LCARUSI Posted November 16, 1998 Posted November 16, 1998 First of all, I don't think the Employer should give the employee the option of writing a check to the Plan. Contributions are by salary deferral only. The Employer should give the employee the right to have increased salary deductions between now and the end of the year so that the deferrals for the year will be what they would have been if the contrib rate change had gone through properly. This is not entirely the employer's fault. The employee should have brought it to his employer's attention immediately when he or she realized the contrib rate had not been changed as requested.
Guest ERead Posted November 16, 1998 Posted November 16, 1998 I think that I would agree and disagree. I think that under normal circumstances, you would have a problem, if the document didn't allow for changes on a, say, monthly basis or per payroll. However for purposes of this discussion we are already talking to some extent about self-correction. If the client documented the conversations and proceeded to allow the participant to contribute at the higher rate, only as a means to make them whole for the error previously, then I think you could say it was done on APRSC. Further comments?
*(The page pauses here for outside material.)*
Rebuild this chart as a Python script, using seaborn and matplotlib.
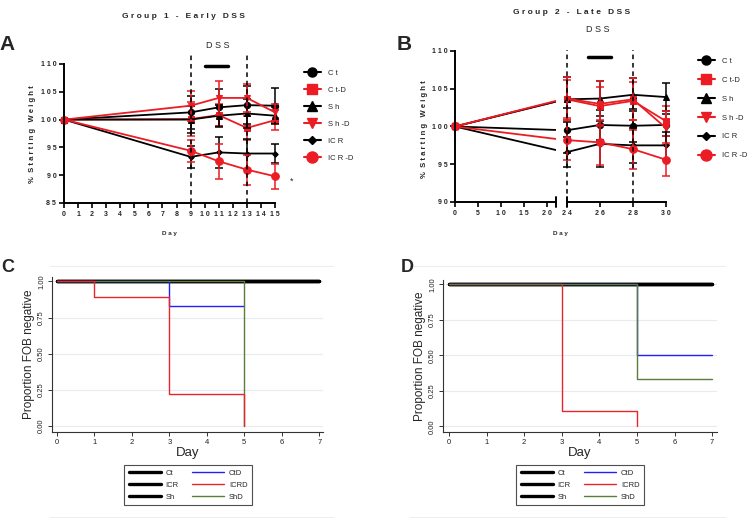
import matplotlib
matplotlib.use("Agg")
import matplotlib.pyplot as plt
from matplotlib.lines import Line2D
import seaborn as sns

# ---- data ----
groups = ["Ct", "Ct-D", "Sh", "Sh-D", "ICR", "ICR-D"]
group_labels = ["C t", "C t-D", "S h", "S h -D", "IC R", "IC R -D"]

# panel A: group 1, early DSS (% starting weight, mean and SEM)
days_a = [0, 9, 11, 13, 15]
weight_a = [
    [100, 101.3, 102.2, 102.6, 102.5],   # Ct
    [100, 100.1, 100.8, 98.5, 99.9],     # Ct-D
    [100, 100.0, 100.7, 101.1, 100.7],   # Sh
    [100, 102.5, 103.9, 103.9, 101.3],   # Sh-D
    [100, 93.3, 94.1, 93.9, 93.9],       # ICR
    [100, 94.4, 92.5, 91.0, 89.8],       # ICR-D
]
sem_a = [
    [0, 3.0, 3.3, 3.4, 3.1],
    [0, 3.0, 2.0, 2.1, 1.8],
    [0, 2.5, 2.0, 2.6, 1.5],
    [0, 2.7, 3.0, 2.5, 1.5],
    [0, 2.0, 2.8, 2.7, 1.7],
    [0, 2.0, 3.2, 2.7, 2.2],
]
yticks_a = [85, 90, 95, 100, 105, 110]
xticks_a = list(range(0, 16))

# panel B: group 2, late DSS
days_b = [0, 24, 26, 28, 30]
weight_b = [
    [100, 99.5, 100.2, 100.1, 100.2],    # Ct
    [100, 103.6, 102.7, 103.4, 100.7],   # Ct-D
    [100, 103.6, 103.7, 104.2, 103.9],   # Sh
    [100, 103.7, 103.0, 103.6, 99.8],    # Sh-D
    [100, 96.6, 97.7, 97.5, 97.5],       # ICR
    [100, 98.2, 97.9, 97.0, 95.6],       # ICR-D
]
sem_b = [
    [0, 3.0, 2.0, 2.2, 1.5],
    [0, 2.5, 2.5, 2.5, 2.0],
    [0, 3.0, 2.3, 2.2, 1.8],
    [0, 2.8, 3.0, 2.8, 2.2],
    [0, 2.0, 3.0, 2.3, 1.8],
    [0, 2.7, 3.0, 2.6, 2.2],
]
yticks_b = [90, 95, 100, 105, 110]
xticks_b_left = [0, 5, 10, 15, 20]
xticks_b_right = [24, 26, 28, 30]

# panels C/D: proportion FOB negative (step curves)
km_labels = ["Ct", "ICR", "Sh", "CtD", "ICRD", "ShD"]
c_ctrl_days, c_ctrl = [0, 7], [1.0, 1.0]
c_ctd_days, c_ctd = [0, 3, 5], [1.0, 0.83, 0.83]
c_icrd_days, c_icrd = [0, 1, 3, 5], [1.0, 0.89, 0.22, 0.0]
c_shd_days, c_shd = [0, 5], [1.0, 0.0]
d_ctrl_days, d_ctrl = [0, 7], [1.0, 1.0]
d_ctd_days, d_ctd = [0, 5, 7], [1.0, 0.5, 0.5]
d_icrd_days, d_icrd = [0, 3, 5], [1.0, 0.11, 0.0]
d_shd_days, d_shd = [0, 5, 7], [1.0, 0.33, 0.33]
km_yticks = [0, 0.25, 0.5, 0.75, 1.0]
km_xticks = list(range(0, 8))

# ---- styles ----
sns.set_style("ticks")
plt.rcParams["font.family"] = ["Liberation Sans", "DejaVu Sans"]

RED = "#ec1c24"
colors = ["black", RED, "black", RED, "black", RED]
markers = ["o", "s", "^", "v", "D", "o"]
msizes = [4.5, 4.5, 4.5, 5.0, 2.8, 5.5]


def spaced(s):
    return " ".join(str(s))


def prism_axes(ax):
    for s in ["top", "right"]:
        ax.spines[s].set_visible(False)
    for s in ["left", "bottom"]:
        ax.spines[s].set_linewidth(1.4)
        ax.spines[s].set_color("black")
    ax.tick_params(direction="out", length=3.5, width=1.2, color="black",
                   labelsize=5, pad=2)
    for lab in ax.get_xticklabels() + ax.get_yticklabels():
        lab.set_fontweight("bold")


fig = plt.figure(figsize=(7.5, 5.18), dpi=100)
W, H = 750.0, 518.0


def fx(px):
    return px / W


def fy(py):
    return 1 - py / H


# ================= panel A =================
axA = fig.add_axes([fx(64), fy(203), fx(211), 139 / H])
for i, g in enumerate(groups):
    sns.lineplot(x=days_a, y=weight_a[i], ax=axA, color=colors[i], marker=markers[i],
                 markersize=msizes[i], markeredgecolor=colors[i], lw=1.3,
                 estimator=None, sort=False, clip_on=False, legend=False)
    axA.errorbar(days_a[1:], weight_a[i][1:], yerr=sem_a[i][1:], fmt="none",
                 ecolor=colors[i], elinewidth=1.1, capsize=2.8, capthick=1.1,
                 clip_on=False)
axA.set_xlim(0, 15)
axA.set_ylim(85, 110)
axA.set_xticks(xticks_a, labels=[spaced(t) for t in xticks_a])
axA.set_yticks(yticks_a, labels=[spaced(t) for t in yticks_a])
prism_axes(axA)
for d in (9, 13):
    axA.plot([d, d], [85, 111.6], ls=(0, (3, 2.5)), color="black", lw=1.1, clip_on=False)
axA.plot([10, 11.65], [109.7, 109.7], color="black", lw=2.5, clip_on=False)
axA.text(10.9, 113.4, "D S S", ha="center", va="center", fontsize=6.5)
axA.text(16.2, 89.0, "*", ha="center", va="center", fontsize=6.5)

# ================= panel B (broken x axis) =================
axB1 = fig.add_axes([fx(455), fy(202), fx(101), 151 / H])
axB2 = fig.add_axes([fx(566.7), fy(202), fx(99.3), 151 / H])
for i, g in enumerate(groups):
    sns.lineplot(x=days_b, y=weight_b[i], ax=axB1, color=colors[i], lw=1.3,
                 estimator=None, sort=False, legend=False)
    axB1.plot(days_b[:1], weight_b[i][:1], marker=markers[i], ms=msizes[i],
              color=colors[i], ls="none", clip_on=False)
    sns.lineplot(x=days_b[1:], y=weight_b[i][1:], ax=axB2, color=colors[i],
                 marker=markers[i], markersize=msizes[i], markeredgecolor=colors[i],
                 lw=1.3, estimator=None, sort=False, clip_on=False, legend=False)
    axB2.errorbar(days_b[1:], weight_b[i][1:], yerr=sem_b[i][1:], fmt="none",
                  ecolor=colors[i], elinewidth=1.1, capsize=2.8, capthick=1.1,
                  clip_on=False)
axB1.set_xlim(0, 22)
axB2.set_xlim(24, 30)
for ax in (axB1, axB2):
    ax.set_ylim(90, 110)
axB1.set_xticks(xticks_b_left, labels=[spaced(t) for t in xticks_b_left])
axB1.set_yticks(yticks_b, labels=[spaced(t) for t in yticks_b])
axB2.set_xticks(xticks_b_right, labels=[spaced(t) for t in xticks_b_right])
prism_axes(axB1)
prism_axes(axB2)
axB2.spines["left"].set_visible(False)
axB2.tick_params(axis="y", left=False, labelleft=False)
for ax, xa in ((axB1, 1.0), (axB2, 0.0)):
    ax.plot([xa, xa], [-0.035, 0.035], transform=ax.transAxes, color="black",
            lw=1.4, clip_on=False)
for d in (24, 28):
    axB2.plot([d, d], [90, 110.1], ls=(0, (3, 2.5)), color="black", lw=1.1, clip_on=False)
axB2.plot([25.3, 26.7], [109.2, 109.2], color="black", lw=2.5, clip_on=False)
axB2.text(25.9, 112.8, "D S S", ha="center", va="center", fontsize=6.5)

# Prism titles / labels
fig.text(fx(183), fy(17), "G r o u p   1   -   E a r l y   D S S", ha="center",
         va="center", fontsize=6, fontweight="bold")
fig.text(fx(572), fy(13), "G r o u p   2   -   L a t e   D S S", ha="center",
         va="center", fontsize=6, fontweight="bold")
fig.text(fx(7), fy(45), "A", ha="center", va="center", fontsize=15, fontweight="bold")
fig.text(fx(404), fy(45), "B", ha="center", va="center", fontsize=15, fontweight="bold")
ylab = "%  S t a r t i n g   W e i g h t"
fig.text(fx(33), fy(134), ylab, rotation=90, ha="center", va="center",
         fontsize=5.5, fontweight="bold")
fig.text(fx(425), fy(129), ylab, rotation=90, ha="center", va="center",
         fontsize=5.5, fontweight="bold")
fig.text(fx(169), fy(233), "D a y", ha="center", va="center", fontsize=4.5, fontweight="bold")
fig.text(fx(560), fy(233), "D a y", ha="center", va="center", fontsize=4.5, fontweight="bold")

# Prism legends
handles = [Line2D([], [], color=colors[i], marker=markers[i], ms=msizes[i] * 1.45,
                  lw=1.5) for i in range(len(groups))]
fig.legend(handles, group_labels, loc="upper left", bbox_to_anchor=(fx(300), fy(66)),
           frameon=False, fontsize=5.5, labelspacing=1.25, handlelength=2.2,
           borderpad=0, handletextpad=1.0)
fig.legend(handles, group_labels, loc="upper left", bbox_to_anchor=(fx(694), fy(54)),
           frameon=False, fontsize=5.5, labelspacing=1.5, handlelength=2.2,
           borderpad=0, handletextpad=1.0)

# ================= panels C / D (Stata step curves) =================
BLUE = "#1f1fff"
KRED = "#e8262b"
GREEN = "#5b7d3b"


def stata_axes(ax):
    sns.despine(ax=ax)
    for s in ["left", "bottom"]:
        ax.spines[s].set_linewidth(0.8)
        ax.spines[s].set_color("#333333")
    ax.set_xticks(km_xticks)
    ax.set_yticks(km_yticks, labels=[f"{t:.2f}" for t in km_yticks])
    ax.tick_params(direction="out", length=3, width=0.7, color="#333333",
                   labelsize=5.5, labelcolor="#222222", pad=2)
    plt.setp(ax.get_yticklabels(), rotation=90, va="center")
    ax.grid(axis="y", color="#e6ecef", lw=0.8)
    ax.set_axisbelow(True)
    ax.set_xlabel("Day", fontsize=9.5, labelpad=1)
    ax.set_ylabel("Proportion FOB negative", fontsize=8.5, labelpad=2)


def step(ax, x, y, color, lw):
    sns.lineplot(x=x, y=y, ax=ax, color=color, lw=lw, drawstyle="steps-post",
                 estimator=None, sort=False, legend=False)


axC = fig.add_axes([fx(52), fy(432), fx(271), 155 / H])
for _ in range(3):
    step(axC, c_ctrl_days, c_ctrl, "black", 2.4)
step(axC, c_ctd_days, c_ctd, BLUE, 1.0)
step(axC, c_shd_days, c_shd, GREEN, 1.0)
step(axC, c_icrd_days, c_icrd, KRED, 1.0)
axC.set_xlim(-0.13, 7.1)
axC.set_ylim(-0.04, 1.03)
stata_axes(axC)

axD = fig.add_axes([fx(443), fy(432), fx(274), 152 / H])
for _ in range(3):
    step(axD, d_ctrl_days, d_ctrl, "black", 2.4)
step(axD, d_ctd_days, d_ctd, BLUE, 1.0)
step(axD, d_icrd_days, d_icrd, KRED, 1.0)
step(axD, d_shd_days, d_shd, GREEN, 1.0)
axD.set_xlim(-0.16, 7.13)
axD.set_ylim(-0.04, 1.03)
stata_axes(axD)

km_colors = ["black", "black", "black", BLUE, KRED, GREEN]
km_lw = [2.4, 2.4, 2.4, 1.0, 1.0, 1.0]
km_handles = [Line2D([], [], color=c, lw=w) for c, w in zip(km_colors, km_lw)]
for cx in (188, 580):
    leg = fig.legend(km_handles, km_labels, loc="center", ncol=2,
                     bbox_to_anchor=(fx(cx), fy(485)), fontsize=5.5, frameon=True,
                     fancybox=False, edgecolor="#222222", handlelength=4.2,
                     labelspacing=0.6, columnspacing=1.8, borderpad=0.55,
                     handletextpad=0.6)
    leg.get_frame().set_linewidth(0.8)

fig.text(fx(8), fy(268), "C", ha="center", va="center", fontsize=13, fontweight="bold")
fig.text(fx(407), fy(268), "D", ha="center", va="center", fontsize=13, fontweight="bold")

# faint Stata graph-region borders
for x0, x1 in ((50, 333), (410, 725)):
    for yy in (266, 517):
        fig.add_artist(Line2D([fx(x0), fx(x1)], [fy(yy), fy(yy)], color="#eeeeee", lw=0.8))

fig.savefig("out.png", dpi=100)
Alonzo Posted November 16, 1998 Posted November 16, 1998 Thanks for your comments. The Plan language would allow for a 15% contribution for the plan year, even if the contribution were 18% of current pay. (I wrote the language in question.) It would not allow for the participant to write a check. I called the Internal Revenue Service Employee Plans Taxpayer Questions line regarding the situation. The agent indicated that giving the participant the chance to make up the contributions that weren't taken out of his check was "probably" all the action the employer needed to take. However, he indicated that this sort of situation was a "grey area" under Rev Proc. 98-22. The absolute safe thing would be for the employer to go ahead and make up the contribution, by making a QNC. In similar VCR situations, the agent had seen the IRS accept the election approach on some occasions, and mandate the QNCs on others. Since the correction would be one subject to APRSC, we agreed that it the employer were audited, it would be the IRS auditor who made the final call on whether giving the employee the election was sufficient.
Guest PWBAer Posted November 18, 1998 Posted November 18, 1998 Wow, what a great response so far to this question. It's been my experience that the employee CANNOT write a check to the Plan since participant contributions to a 401(k) Plan are salary deferral only...and let's not forget that technically, employee deferrals are EMPLOYER contributions. Now, the Employer goofed. Guess what, they make a QNEC to the Plan in the amount that would have been withheld. Cannot believe that IRS agent would say the participant could be expected/allowed to make-up contribution. Regarding maximum deferral amounts, if 15% is maximum deferred then that's the maximum at any point in time...not just when the average is calculated at the end of the Plan year. However, don't know too many IRS agents who are going to review any Plan that deeply. Thus, for practical purposes, I'd permit participant to defer in excess of 15% if, at the end of the year, the maximum would be no more than that. It'd be sheer luck for IRS agent to discover the contribution rate during the Plan year in an amount that's above what's permitted by the document. They want to get the job done and go home just like the rest of us.
Guest KFLETT Posted December 23, 2002 Posted December 23, 2002 Based on this subject, what if it was now the next plan year? Can the same solution be applied? Will it be necessary to "correct" the prior year trust accounting and amend the 5500?